Not long after the Hamburg meeting, Khashoggi and Hashemi flew to Israel. Outside of the United States, Israel controlled the largest stockpile of American-made weapons and spare parts in the world. The arms merchants met with Peres, though details of what was said are unknown.


That was as far as it all went for Hashemi; soon afterward Khashoggi somehow maneuvered him aside. But by the end of August, 1985, Khashoggi and Ghorbanifar had brokered an initial Israeli shipment of U.S. anti-tank missiles, called TOWs, for Iran.

Fateful as that August shipment would become for the leaders of the United States and Israel, it did not get in Khashoggi’s way when it came to throwing a party in late July: He marked his 50th birthday with a weeklong soiree at an estate in Marbella, Spain. According to people who attended, more than 500 guests were flown in from around the world and the costs--as high as $5 million by some estimates--were applied to Khashoggi’s charge accounts with airlines, hotels and restaurants. Actress Brooke Shields was there with her mother. And Maxwell Rabb, the U.S. ambassador to Rome. And Saudi sheiks. German industrialists.

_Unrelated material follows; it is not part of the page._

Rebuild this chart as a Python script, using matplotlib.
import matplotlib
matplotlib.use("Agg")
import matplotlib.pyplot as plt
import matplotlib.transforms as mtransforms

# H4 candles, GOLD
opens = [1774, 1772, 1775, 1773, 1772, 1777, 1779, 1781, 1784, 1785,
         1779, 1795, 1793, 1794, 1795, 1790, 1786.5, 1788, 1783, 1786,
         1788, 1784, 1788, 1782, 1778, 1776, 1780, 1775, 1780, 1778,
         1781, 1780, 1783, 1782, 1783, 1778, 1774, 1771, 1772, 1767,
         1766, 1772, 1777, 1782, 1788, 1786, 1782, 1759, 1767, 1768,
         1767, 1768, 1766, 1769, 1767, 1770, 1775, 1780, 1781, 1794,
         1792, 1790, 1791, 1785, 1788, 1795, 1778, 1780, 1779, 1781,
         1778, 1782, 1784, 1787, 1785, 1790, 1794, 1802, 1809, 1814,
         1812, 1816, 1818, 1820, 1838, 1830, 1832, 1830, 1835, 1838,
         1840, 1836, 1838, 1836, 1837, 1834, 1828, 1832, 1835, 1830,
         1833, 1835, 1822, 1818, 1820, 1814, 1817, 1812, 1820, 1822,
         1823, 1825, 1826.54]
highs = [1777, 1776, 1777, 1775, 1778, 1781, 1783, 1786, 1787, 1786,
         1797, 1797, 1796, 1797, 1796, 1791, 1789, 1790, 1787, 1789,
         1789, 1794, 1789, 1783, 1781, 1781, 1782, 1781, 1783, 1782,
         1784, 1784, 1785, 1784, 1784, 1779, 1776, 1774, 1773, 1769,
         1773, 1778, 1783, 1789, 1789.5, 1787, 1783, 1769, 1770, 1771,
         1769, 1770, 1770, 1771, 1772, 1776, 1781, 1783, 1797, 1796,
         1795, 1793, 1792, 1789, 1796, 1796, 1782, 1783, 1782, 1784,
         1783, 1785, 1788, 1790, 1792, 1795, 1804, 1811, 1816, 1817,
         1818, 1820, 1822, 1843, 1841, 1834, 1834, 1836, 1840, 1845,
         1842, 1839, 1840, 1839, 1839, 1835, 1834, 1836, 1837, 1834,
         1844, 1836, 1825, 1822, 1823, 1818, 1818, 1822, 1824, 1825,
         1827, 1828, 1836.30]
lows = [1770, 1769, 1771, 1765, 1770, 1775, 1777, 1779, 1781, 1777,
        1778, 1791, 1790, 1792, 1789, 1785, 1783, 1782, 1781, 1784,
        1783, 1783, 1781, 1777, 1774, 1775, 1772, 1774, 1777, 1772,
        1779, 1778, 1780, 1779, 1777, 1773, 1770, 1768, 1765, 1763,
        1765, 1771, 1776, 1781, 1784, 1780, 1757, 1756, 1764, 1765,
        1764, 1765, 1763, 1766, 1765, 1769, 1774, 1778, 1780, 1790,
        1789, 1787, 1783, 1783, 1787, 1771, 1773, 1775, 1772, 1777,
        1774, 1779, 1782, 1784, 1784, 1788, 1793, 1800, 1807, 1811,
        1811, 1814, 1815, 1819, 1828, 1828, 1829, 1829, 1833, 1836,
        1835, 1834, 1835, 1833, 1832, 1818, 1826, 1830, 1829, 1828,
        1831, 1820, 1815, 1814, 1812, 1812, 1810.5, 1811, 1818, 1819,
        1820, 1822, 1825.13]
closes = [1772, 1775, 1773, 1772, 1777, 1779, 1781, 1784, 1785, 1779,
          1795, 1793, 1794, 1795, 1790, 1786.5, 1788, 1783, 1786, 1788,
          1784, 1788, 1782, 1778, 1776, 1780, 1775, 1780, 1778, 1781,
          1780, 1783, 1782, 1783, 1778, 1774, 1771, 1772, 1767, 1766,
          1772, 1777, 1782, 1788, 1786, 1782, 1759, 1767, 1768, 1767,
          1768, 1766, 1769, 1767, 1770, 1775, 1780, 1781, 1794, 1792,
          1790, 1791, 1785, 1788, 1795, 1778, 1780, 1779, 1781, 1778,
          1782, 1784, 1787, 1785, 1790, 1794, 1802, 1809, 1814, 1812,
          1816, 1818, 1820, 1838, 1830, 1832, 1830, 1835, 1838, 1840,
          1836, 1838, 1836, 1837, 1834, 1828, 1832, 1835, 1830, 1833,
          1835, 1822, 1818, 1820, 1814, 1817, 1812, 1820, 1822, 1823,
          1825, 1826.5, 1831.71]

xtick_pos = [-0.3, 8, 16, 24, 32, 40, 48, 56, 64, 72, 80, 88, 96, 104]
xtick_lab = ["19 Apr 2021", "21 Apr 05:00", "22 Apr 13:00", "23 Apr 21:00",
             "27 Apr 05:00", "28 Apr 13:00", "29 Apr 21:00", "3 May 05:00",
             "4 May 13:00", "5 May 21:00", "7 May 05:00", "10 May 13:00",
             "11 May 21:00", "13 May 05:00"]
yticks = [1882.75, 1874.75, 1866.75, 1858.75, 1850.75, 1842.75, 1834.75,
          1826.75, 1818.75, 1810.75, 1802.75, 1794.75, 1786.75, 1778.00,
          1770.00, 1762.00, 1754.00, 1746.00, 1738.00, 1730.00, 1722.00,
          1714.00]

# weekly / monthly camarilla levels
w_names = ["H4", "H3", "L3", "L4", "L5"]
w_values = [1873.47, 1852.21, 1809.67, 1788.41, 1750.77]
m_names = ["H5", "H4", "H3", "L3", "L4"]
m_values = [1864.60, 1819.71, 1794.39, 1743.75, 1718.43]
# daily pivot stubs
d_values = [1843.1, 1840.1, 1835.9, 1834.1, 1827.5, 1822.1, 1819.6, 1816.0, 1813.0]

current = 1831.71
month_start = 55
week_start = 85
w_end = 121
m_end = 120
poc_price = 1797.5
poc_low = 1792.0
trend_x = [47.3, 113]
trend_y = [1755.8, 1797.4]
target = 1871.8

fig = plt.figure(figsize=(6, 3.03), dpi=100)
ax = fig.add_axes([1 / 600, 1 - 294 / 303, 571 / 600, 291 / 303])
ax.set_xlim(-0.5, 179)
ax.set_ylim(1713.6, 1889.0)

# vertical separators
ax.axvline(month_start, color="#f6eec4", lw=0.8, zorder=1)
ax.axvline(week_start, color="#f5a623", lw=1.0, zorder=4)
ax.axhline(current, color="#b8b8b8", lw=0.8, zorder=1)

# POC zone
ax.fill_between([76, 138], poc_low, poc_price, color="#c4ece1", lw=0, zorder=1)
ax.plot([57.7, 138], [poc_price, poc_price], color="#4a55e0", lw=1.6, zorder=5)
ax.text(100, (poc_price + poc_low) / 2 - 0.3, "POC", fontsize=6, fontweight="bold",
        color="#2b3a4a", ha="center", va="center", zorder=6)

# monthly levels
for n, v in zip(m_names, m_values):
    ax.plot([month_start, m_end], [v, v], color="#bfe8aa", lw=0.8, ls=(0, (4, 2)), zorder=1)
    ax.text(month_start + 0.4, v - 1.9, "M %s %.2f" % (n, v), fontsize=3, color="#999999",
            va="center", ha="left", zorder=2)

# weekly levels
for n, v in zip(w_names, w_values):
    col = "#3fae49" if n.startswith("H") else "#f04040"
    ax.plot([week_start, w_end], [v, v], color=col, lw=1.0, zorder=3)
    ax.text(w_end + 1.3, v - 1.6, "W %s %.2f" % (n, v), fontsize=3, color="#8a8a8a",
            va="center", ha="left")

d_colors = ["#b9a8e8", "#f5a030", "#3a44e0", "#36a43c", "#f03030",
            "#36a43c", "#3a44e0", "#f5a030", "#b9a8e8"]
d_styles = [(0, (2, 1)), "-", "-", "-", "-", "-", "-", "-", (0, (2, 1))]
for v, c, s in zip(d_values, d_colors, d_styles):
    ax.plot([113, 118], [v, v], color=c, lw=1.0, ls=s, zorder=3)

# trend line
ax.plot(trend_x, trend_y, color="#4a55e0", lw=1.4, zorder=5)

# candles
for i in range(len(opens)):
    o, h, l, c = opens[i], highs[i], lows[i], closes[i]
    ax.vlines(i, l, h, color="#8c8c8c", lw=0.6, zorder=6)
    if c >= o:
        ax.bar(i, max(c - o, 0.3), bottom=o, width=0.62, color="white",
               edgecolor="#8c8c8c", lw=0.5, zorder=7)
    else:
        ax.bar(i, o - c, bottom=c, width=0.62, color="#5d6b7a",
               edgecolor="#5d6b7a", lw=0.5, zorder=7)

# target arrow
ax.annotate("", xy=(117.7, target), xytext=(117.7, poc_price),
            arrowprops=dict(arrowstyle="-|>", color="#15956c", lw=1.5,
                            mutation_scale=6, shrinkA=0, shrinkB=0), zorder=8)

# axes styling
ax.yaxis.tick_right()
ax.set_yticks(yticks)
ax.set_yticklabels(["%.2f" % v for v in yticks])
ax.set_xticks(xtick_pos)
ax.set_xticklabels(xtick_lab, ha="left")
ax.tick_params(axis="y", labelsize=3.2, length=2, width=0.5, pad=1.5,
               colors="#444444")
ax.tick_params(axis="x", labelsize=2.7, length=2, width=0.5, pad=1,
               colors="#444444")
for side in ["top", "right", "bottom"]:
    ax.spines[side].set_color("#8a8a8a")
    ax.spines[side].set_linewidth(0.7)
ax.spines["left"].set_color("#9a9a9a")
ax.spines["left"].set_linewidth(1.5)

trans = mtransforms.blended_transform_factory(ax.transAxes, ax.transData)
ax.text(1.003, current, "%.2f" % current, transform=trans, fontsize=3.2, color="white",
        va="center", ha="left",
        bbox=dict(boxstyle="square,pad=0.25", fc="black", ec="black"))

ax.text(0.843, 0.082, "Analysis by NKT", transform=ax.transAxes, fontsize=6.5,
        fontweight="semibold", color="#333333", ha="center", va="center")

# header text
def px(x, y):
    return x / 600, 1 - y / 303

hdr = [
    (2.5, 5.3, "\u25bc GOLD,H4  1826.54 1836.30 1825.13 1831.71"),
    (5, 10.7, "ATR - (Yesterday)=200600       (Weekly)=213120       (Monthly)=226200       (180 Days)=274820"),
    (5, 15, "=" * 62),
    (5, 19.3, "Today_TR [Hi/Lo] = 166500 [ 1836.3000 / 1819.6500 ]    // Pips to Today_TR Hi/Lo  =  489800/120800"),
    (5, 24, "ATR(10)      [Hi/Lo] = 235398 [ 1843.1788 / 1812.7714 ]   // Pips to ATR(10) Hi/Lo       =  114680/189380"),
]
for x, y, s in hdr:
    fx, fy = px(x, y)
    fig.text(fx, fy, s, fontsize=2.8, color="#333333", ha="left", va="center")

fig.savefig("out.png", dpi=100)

The final dinner included a troupe of British actors--horse-mounted knights in full armor, big-bosomed wenches and “King Henry VIII” himself. At the appointed hour, “King Henry” announced that he was abdicating; Khashoggi was escorted to a throne amid great pomp.

More important to the man on his way to the throne was his still-secret blessing from the White House. For, unlike any business rival in the arms bazaar, Khashoggi had sewn up an official U.S. arms account with Iran.


It was enough to make “King Adnan” grin.